In general, joukin teachers are not paid hourly. They are "full time" employees who have more responsibilities perhaps, but they do not take care of homeroom classes so their work burden (and pay) is a lower than sennin teachers. Some schools consider this a semi-full time position. They often are required to stay at school until 5:00pm whether they have classes or not.

Hijoukin teachers are usually paid hourly and often don’t have to be physically present at school outside of classroom hours. Many schools tend to rely heavily on hijoukin teachers, and in some cases schools even have a limit on how many times these teachers can renew their contracts. There are some situations, depending on contract types, where they cannot stay at the same school for more than 3 years. You may be thinking, “But wouldn’t that make it difficult for them to get promoted to being a sennin teacher?” Well, the answer is a resounding YES.

New teachers fresh out of college always tend to get these hijoukin positions, and it takes many years of experience to land a position as a sennin teacher. The reason it’s so difficult to move up quickly is that usually the only time a sennin teacher position opens is when someone else quits. There are a limited number of homerooms, and opportunities to get one of these positions can be few and far between.

Sometimes, foreign native English teachers hired directly by the school can be classified as hijoukin teachers. Their pay is usually directly related to how many classes they teach per week - no more and no less. If you stay at a school long enough, they might eventually give you the opportunity to become a joukin teacher with more duties and responsibilities. However, unless you have a degree in education, it’s probably unlikely that you’ll be assigned to take care of a homeroom by yourself as a sennin teacher. Needless to say, you’d have to speak Japanese pretty fluently as well.
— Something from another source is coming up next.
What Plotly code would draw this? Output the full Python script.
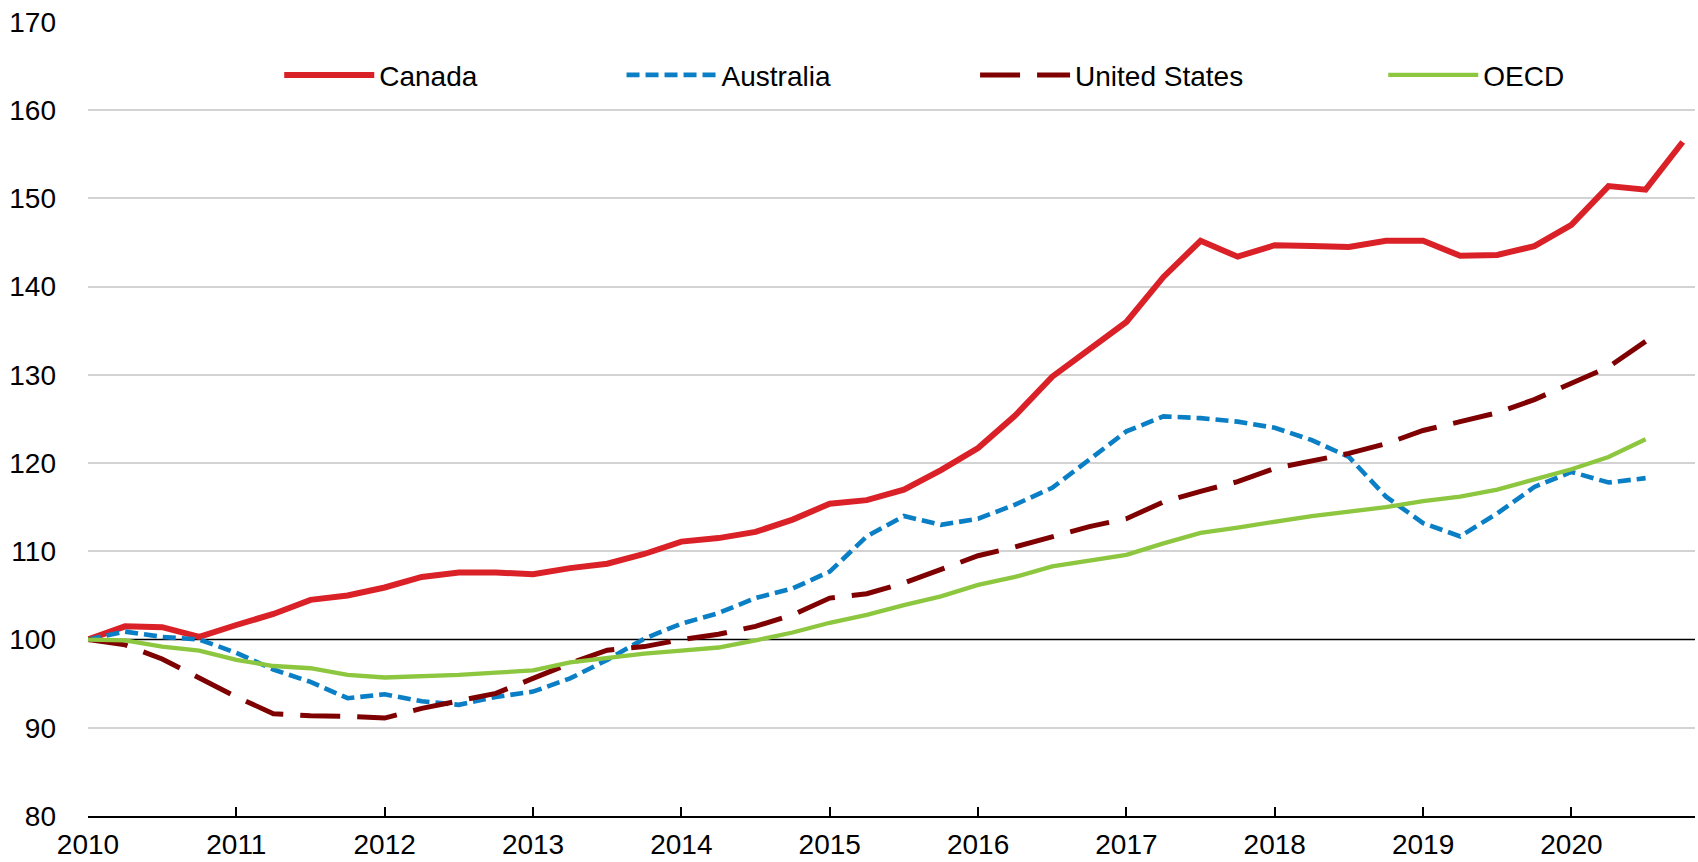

Even if you classify hijoukin as “part time,” that doesn’t necessarily mean you work less than full-time teachers. While some hijoukin teachers only teach 5 classes or less per week, others may teach up to or possibly more than 20. On average, most sennin and joukin teachers teach between 12-16 classes a week. So, as far as in-class teaching goes you may end up teaching more hours as a hijoukin teacher… but at least you don’t have to attend parent-teacher meetings!

We hope the explanations about Japanese employment terminology can help you in deciding your future teaching career in Japan.